Untuk minimnya peran orang tua, dia mengatakan, saat ini pengawasan anak murid diserahkan sepenuhnya pada pihak sekolah. Padahal, interaksi tenaga pengajar atau pengawasan hanya berlangsung beberapa jam.

Seharusnya orang tua harus ikut berperan dalam pengawasan terhadap anak-anak. Sehingga, tumbuh kembang serta pendidikan dapat termonitor dengan baik.

"Orang tua harus aktif dalam mendidik, informasi apapun langsung sampai. Partisipasi orangtua dalam sekolah itu harus banyak. Jangan diserahkan sepenuhnya kepada sekolah," ucap Satriwan kepada VOI, Kamis 5 Maret.

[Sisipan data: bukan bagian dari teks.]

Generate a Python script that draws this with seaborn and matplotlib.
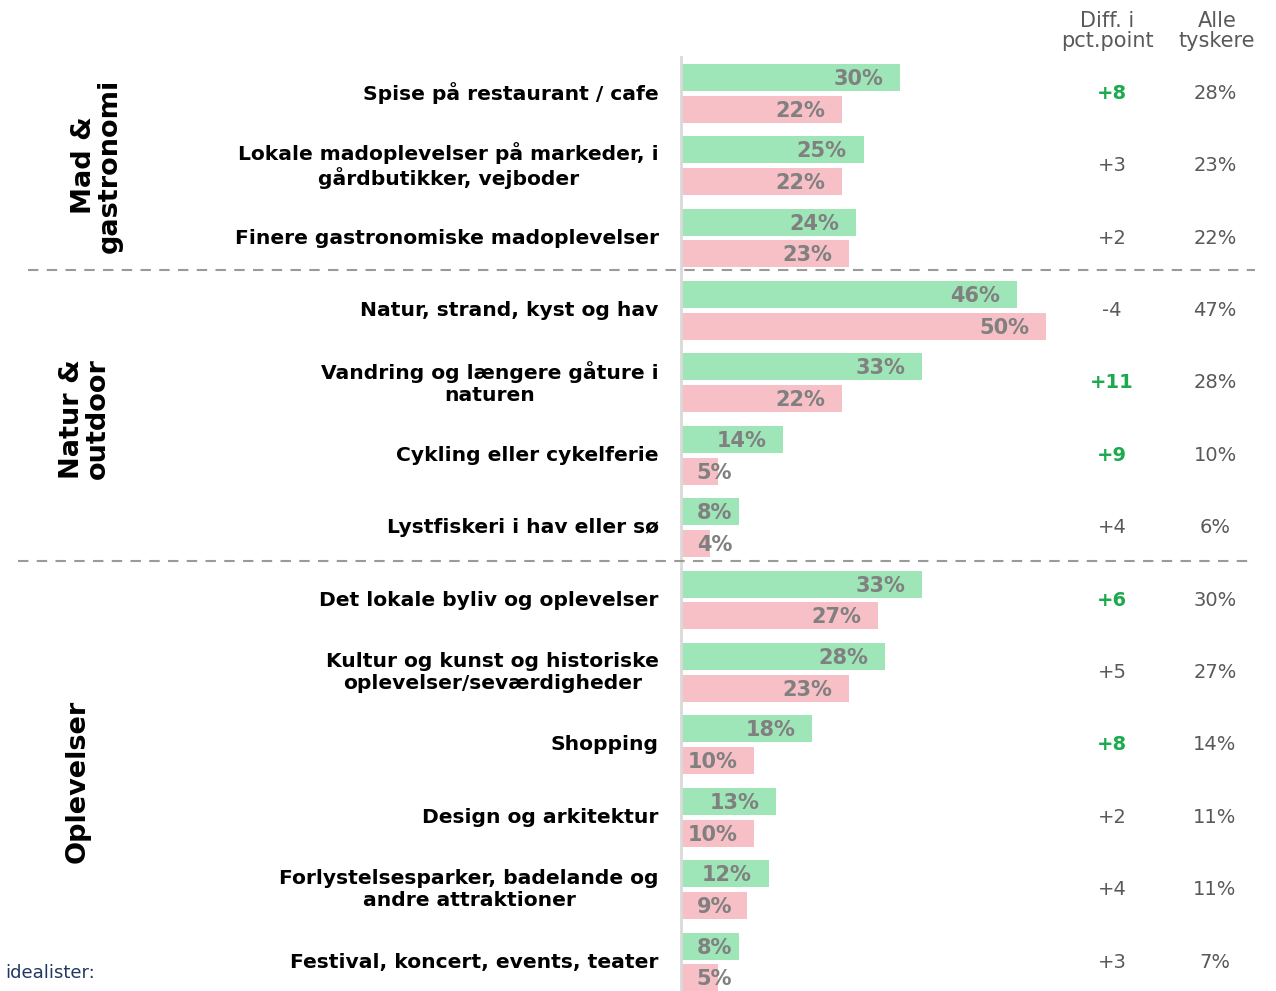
import matplotlib
matplotlib.use("Agg")
import matplotlib.pyplot as plt
from matplotlib.lines import Line2D
import pandas as pd
import seaborn as sns

# data
categories = [
    "Spise på restaurant / cafe",
    "Lokale madoplevelser på markeder, i\ngårdbutikker, vejboder",
    "Finere gastronomiske madoplevelser",
    "Natur, strand, kyst og hav",
    "Vandring og længere gåture i\nnaturen",
    "Cykling eller cykelferie",
    "Lystfiskeri i hav eller sø",
    "Det lokale byliv og oplevelser",
    "Kultur og kunst og historiske\noplevelser/seværdigheder",
    "Shopping",
    "Design og arkitektur",
    "Forlystelsesparker, badelande og\nandre attraktioner",
    "Festival, koncert, events, teater",
]
segment = [30, 25, 24, 46, 33, 14, 8, 33, 28, 18, 13, 12, 8]
others = [22, 22, 23, 50, 22, 5, 4, 27, 23, 10, 10, 9, 5]
diff = [8, 3, 2, -4, 11, 9, 4, 6, 5, 8, 2, 4, 3]
alle = [28, 23, 22, 47, 28, 10, 6, 30, 27, 14, 11, 11, 7]
groups = ["Mad &\ngastronomi", "Natur &\noutdoor", "Oplevelser"]
group_centers = [1, 4.5, 9.5]

GREEN = "#9EE5B8"
PINK = "#F7BFC6"
LABEL_GREY = "#808080"
TEXT_GREY = "#595959"
DIFF_GREEN = "#1DAA4F"

sns.set_style("white")
plt.rcParams["font.family"] = ["DejaVu Sans"]

df = pd.DataFrame({
    "cat": categories * 2,
    "value": segment + others,
    "group": ["seg"] * len(categories) + ["oth"] * len(categories),
})

fig = plt.figure(figsize=(12.76, 9.91), dpi=100)
ax = fig.add_axes([681 / 1276, 0, 595 / 1276, 934 / 991])

sns.barplot(data=df, y="cat", x="value", hue="group", orient="h",
            palette=[GREEN, PINK], width=0.88, gap=0.15, saturation=1,
            linewidth=0, legend=False, ax=ax)

ax.set_xlim(0, 595 / 7.3)
ax.set_ylim(12.4, -0.5)
ax.set_xlabel("")
ax.set_ylabel("")
ax.set_xticks([])
ax.set_yticks(range(len(categories)), labels=categories)
ax.tick_params(axis="y", length=0, pad=16)
for lbl in ax.get_yticklabels():
    lbl.set_fontsize(14.6)
    lbl.set_fontweight("bold")
    lbl.set_multialignment("center")
    lbl.set_verticalalignment("center")
    lbl.set_color("black")

for side in ["top", "right", "bottom"]:
    ax.spines[side].set_visible(False)
ax.spines["left"].set_color("#D9D9D9")
ax.spines["left"].set_linewidth(2)

# value labels inside the bars
for i, (a, b) in enumerate(zip(segment, others)):
    ax.text(max(a - 2.3, 7.0), i - 0.2, f"{a}%", ha="right", va="center",
            fontsize=15, fontweight="bold", color=LABEL_GREY)
    ax.text(max(b - 2.3, 7.0), i + 0.24, f"{b}%", ha="right", va="center",
            fontsize=15, fontweight="bold", color=LABEL_GREY)

# right hand columns
trans = matplotlib.transforms.blended_transform_factory(fig.transFigure, ax.transData)
for i, (d, t) in enumerate(zip(diff, alle)):
    txt = f"+{d}" if d > 0 else f"{d}"
    hi = d >= 6
    ax.text(1112 / 1276, i, txt, transform=trans, ha="center", va="center",
            fontsize=14, color=DIFF_GREEN if hi else TEXT_GREY,
            fontweight="bold" if hi else "normal")
    ax.text(1215 / 1276, i, f"{t}%", transform=trans, ha="center", va="center",
            fontsize=14, color=TEXT_GREY)

fig.text(1107 / 1276, 1 - 31 / 991, "Diff. i\npct.point", ha="center", va="center",
         fontsize=15, color=TEXT_GREY, linespacing=1.05)
fig.text(1217 / 1276, 1 - 31 / 991, "Alle\ntyskere", ha="center", va="center",
         fontsize=15, color=TEXT_GREY, linespacing=1.05)

# group labels
for name, yc, xp in zip(groups, group_centers, [97, 85, 78]):
    ax.text(xp / 1276, yc, name, transform=trans, rotation=90, ha="center",
            va="center", fontsize=19.5, fontweight="bold", color="black",
            multialignment="center", linespacing=1.0)

# dashed group separators
for y_px, x0 in [(270, 28), (561, 18)]:
    fig.add_artist(Line2D([x0 / 1276, 1255 / 1276], [1 - y_px / 991] * 2,
                          color="#9A9A9A", lw=1.5, linestyle=(0, (5, 4))))

fig.text(5 / 1276, 1 - 973 / 991, "idealister:", ha="left", va="center",
         fontsize=13, color="#1F3864")

fig.savefig("out.png", dpi=100)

Kemudian, faktor kedua soal pengawasan dalam penggunakan gawai. Unsur kekerasan yang kerap dicontoh atau dipraktekan oleh para siswa kebanyakan bersumber dari game yang ada pada ponsel pintar mereka.

Sekolah memang sudah membatasi penggunaan gawai. Akan tetapi, lepas dari sekolah, peran orang tua yang harus melakukan pengawasan kepada anak-anaknya.

"Kedua kontrol dari orangtua, klasik tapi diabaikan. Pengawasan menggunakan gawai. Menurut saya, kekerasan itu pengaruh internet atau game. Kecanduan dengan game yang berunsur kekerasan. Ini sangat penting. Pihak sekolah sangat membatasi. Tapi interaksi dengan orangtua dengan anak kurang. Sehingga, anak menjadi agresif," papar Satriwan.

Terakhir soal regulasi. Pemerintah sudah menggalakan revolusi mental untuk membangun SDM yang lebih baik. Hanya saja, implementasi dari pihak sekolah sebagai ujung tombak, membuat generasi muda semakin berkembang dinilai masih sangat minim.

Masih banyak sekolah yang seolah mengabaikanya. Namun, ketika sedang menjadi sorotan, mereka berlomba-lomba untuk menerapkan peraturan yang dibentuk oleh Kementerian Pendidikan dan Kebudayaan (Mendikbud). Sehingga, hasil yang diperoleh pun seakan tak memenuhi harapan.

"Saya melihat implementasinya dari sekolah sangat kurang dan ketika ramai ada kasus baru ramai. Revolusi mental gagal, saat ini kan mau fokus kepada pembangunan SDM, tapi justru berbanding terbalik karena kurangnya implementasi dari sekolah," tandasnya.